The focus for the training was split into four 'domains':
1. the Computer as a Device (exploring and developing Computer Science as a subject);
2. Communications and Information Systems (looking at the electronic office and developing a Business Studies theme);
3. Electronics and Control Technology (developing devices and resources to support Science and Technology subjects); and
4. Computer Based Learning (looking and developing how uses of technology could support teaching and learning right through and across the whole curriculum).

==Primary Project==
Originally conceived as a programme to develop secondary education, it was soon perceived that many primary schools were ready to adopt new methodologies.
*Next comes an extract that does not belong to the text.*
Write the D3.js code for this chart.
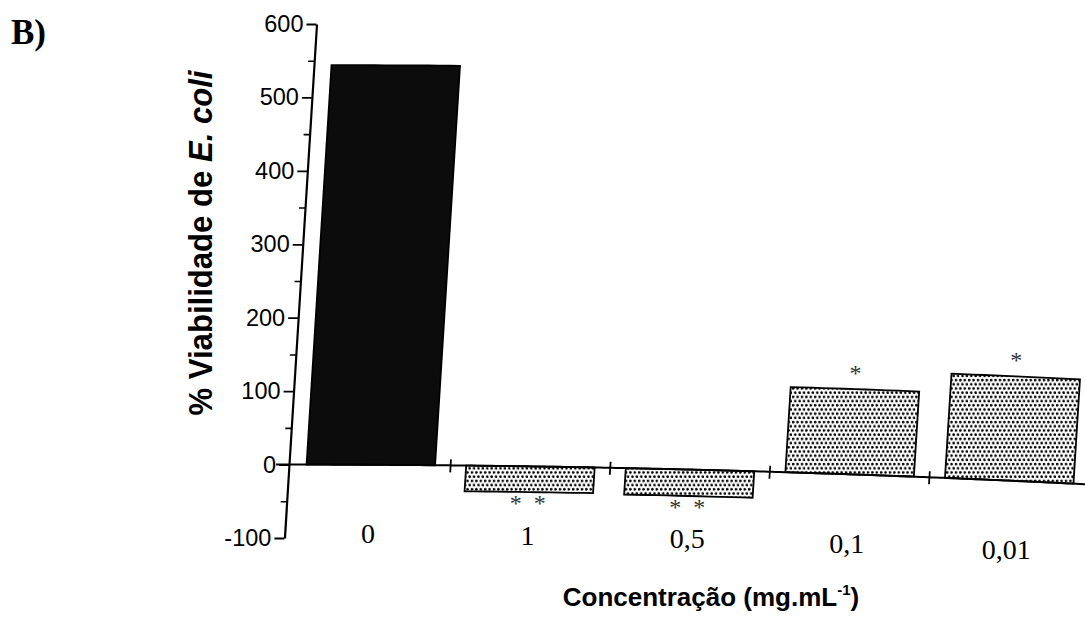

A National Primary Project was established, which developed a substantial amount of high class resources that were the basis for significant curriculum development. The young children, and many primary school teachers, were enthusiastic and used the computer as a tool. There was often only one computer per school, and it was on a trolley which could be moved to wherever it was required. Children were then familiar with it as a tool, a resource, not as an item which they might find at home, as is the case today. Richard Fothergill predicted the computer would become pervasive in society.

==Closure==
The programme's closure was announced in June 1985 and a successor organisation the Microelectronics Education Support Unit was announced. The programme continued until 1986 and was formally evaluated by Her Majesty's Inspectorate in that year. HMI reported "The MEP years will be remembered by those directly involved, and by most of those on its periphery, as a time of creativity and fruitful development. There was a new found and remarkable enthusiasm for IT and its potential impact on all phases and many aspects of the curriculum." Whilst the Programme was running it attracted world attention and was highly commended.